--- Task statement ---
Begin with the first line below and retype each line exactly through the line containing "($(dsp.south)+(49.5,36)$) -- ($(dsp.south)+(49.5,0)$);". Any pictures are to be left out.
====== Data block
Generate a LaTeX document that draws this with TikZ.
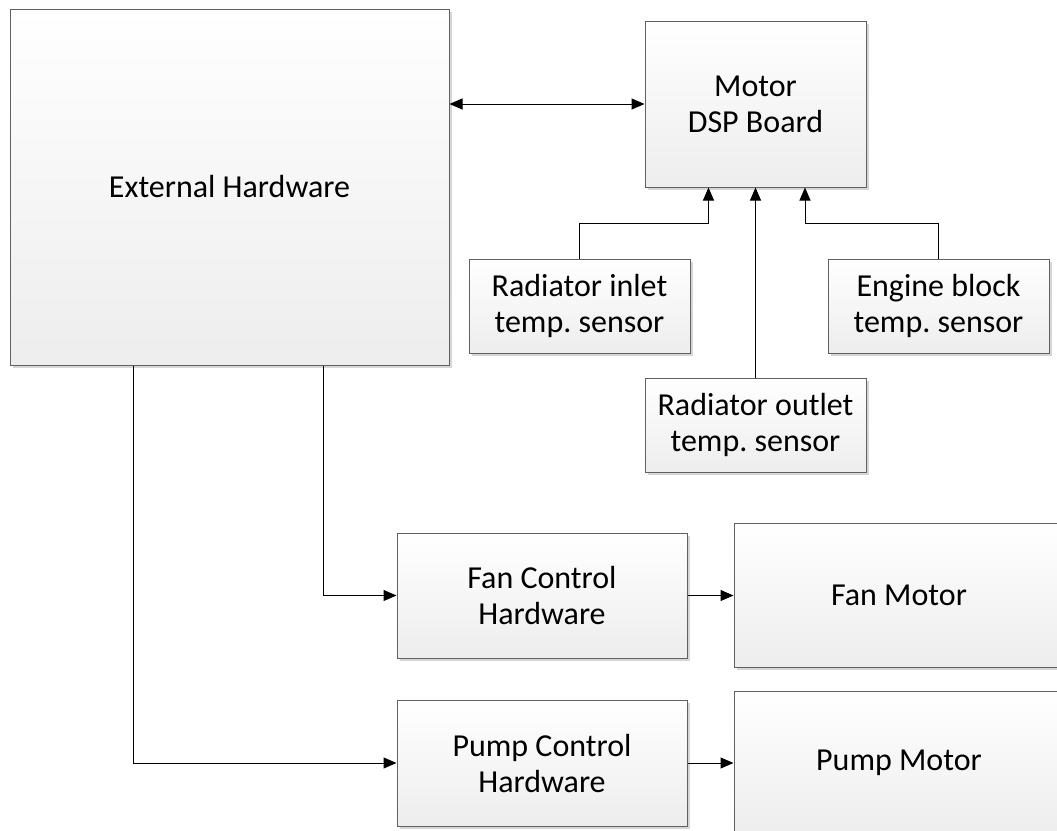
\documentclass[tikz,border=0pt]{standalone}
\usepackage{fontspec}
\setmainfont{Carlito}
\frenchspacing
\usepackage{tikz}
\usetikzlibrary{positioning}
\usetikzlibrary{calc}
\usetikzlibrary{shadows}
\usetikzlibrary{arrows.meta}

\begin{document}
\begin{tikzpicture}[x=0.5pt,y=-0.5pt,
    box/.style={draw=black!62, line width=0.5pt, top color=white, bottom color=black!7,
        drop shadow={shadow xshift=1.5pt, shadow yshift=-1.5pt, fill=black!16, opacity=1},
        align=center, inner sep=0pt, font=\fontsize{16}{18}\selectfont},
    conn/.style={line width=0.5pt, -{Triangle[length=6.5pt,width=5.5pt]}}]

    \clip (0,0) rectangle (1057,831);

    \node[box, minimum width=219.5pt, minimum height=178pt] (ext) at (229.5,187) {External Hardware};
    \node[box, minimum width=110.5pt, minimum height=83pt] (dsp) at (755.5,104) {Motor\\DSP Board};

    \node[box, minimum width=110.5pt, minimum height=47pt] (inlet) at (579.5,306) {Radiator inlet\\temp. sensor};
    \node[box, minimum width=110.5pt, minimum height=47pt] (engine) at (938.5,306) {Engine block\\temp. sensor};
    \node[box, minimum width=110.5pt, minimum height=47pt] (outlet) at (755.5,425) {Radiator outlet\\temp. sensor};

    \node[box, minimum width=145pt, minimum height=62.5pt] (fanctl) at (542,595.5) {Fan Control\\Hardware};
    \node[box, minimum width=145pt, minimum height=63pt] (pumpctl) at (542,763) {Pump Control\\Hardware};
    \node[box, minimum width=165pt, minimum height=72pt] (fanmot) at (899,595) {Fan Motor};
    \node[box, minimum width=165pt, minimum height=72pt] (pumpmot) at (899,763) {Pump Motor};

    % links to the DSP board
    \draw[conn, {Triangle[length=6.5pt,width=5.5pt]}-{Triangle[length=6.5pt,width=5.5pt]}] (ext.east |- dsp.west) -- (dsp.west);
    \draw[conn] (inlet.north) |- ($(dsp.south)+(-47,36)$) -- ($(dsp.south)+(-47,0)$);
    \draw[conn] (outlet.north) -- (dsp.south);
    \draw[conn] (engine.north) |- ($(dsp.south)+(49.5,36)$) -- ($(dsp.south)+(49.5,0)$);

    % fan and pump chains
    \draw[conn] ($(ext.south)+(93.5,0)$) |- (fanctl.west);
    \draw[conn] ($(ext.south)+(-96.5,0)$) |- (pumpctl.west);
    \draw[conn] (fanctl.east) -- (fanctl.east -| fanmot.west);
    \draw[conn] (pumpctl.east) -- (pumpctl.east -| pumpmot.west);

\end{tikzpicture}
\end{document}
============
--- Exercise answer ---
Generate a LaTeX document that draws this with TikZ.
\documentclass[tikz,border=0pt]{standalone}
\usepackage{fontspec}
\setmainfont{Carlito}
\frenchspacing
\usepackage{tikz}
\usetikzlibrary{positioning}
\usetikzlibrary{calc}
\usetikzlibrary{shadows}
\usetikzlibrary{arrows.meta}

\begin{document}
\begin{tikzpicture}[x=0.5pt,y=-0.5pt,
    box/.style={draw=black!62, line width=0.5pt, top color=white, bottom color=black!7,
        drop shadow={shadow xshift=1.5pt, shadow yshift=-1.5pt, fill=black!16, opacity=1},
        align=center, inner sep=0pt, font=\fontsize{16}{18}\selectfont},
    conn/.style={line width=0.5pt, -{Triangle[length=6.5pt,width=5.5pt]}}]

    \clip (0,0) rectangle (1057,831);

    \node[box, minimum width=219.5pt, minimum height=178pt] (ext) at (229.5,187) {External Hardware};
    \node[box, minimum width=110.5pt, minimum height=83pt] (dsp) at (755.5,104) {Motor\\DSP Board};

    \node[box, minimum width=110.5pt, minimum height=47pt] (inlet) at (579.5,306) {Radiator inlet\\temp. sensor};
    \node[box, minimum width=110.5pt, minimum height=47pt] (engine) at (938.5,306) {Engine block\\temp. sensor};
    \node[box, minimum width=110.5pt, minimum height=47pt] (outlet) at (755.5,425) {Radiator outlet\\temp. sensor};

    \node[box, minimum width=145pt, minimum height=62.5pt] (fanctl) at (542,595.5) {Fan Control\\Hardware};
    \node[box, minimum width=145pt, minimum height=63pt] (pumpctl) at (542,763) {Pump Control\\Hardware};
    \node[box, minimum width=165pt, minimum height=72pt] (fanmot) at (899,595) {Fan Motor};
    \node[box, minimum width=165pt, minimum height=72pt] (pumpmot) at (899,763) {Pump Motor};

    % links to the DSP board
    \draw[conn, {Triangle[length=6.5pt,width=5.5pt]}-{Triangle[length=6.5pt,width=5.5pt]}] (ext.east |- dsp.west) -- (dsp.west);
    \draw[conn] (inlet.north) |- ($(dsp.south)+(-47,36)$) -- ($(dsp.south)+(-47,0)$);
    \draw[conn] (outlet.north) -- (dsp.south);
    \draw[conn] (engine.north) |- ($(dsp.south)+(49.5,36)$) -- ($(dsp.south)+(49.5,0)$);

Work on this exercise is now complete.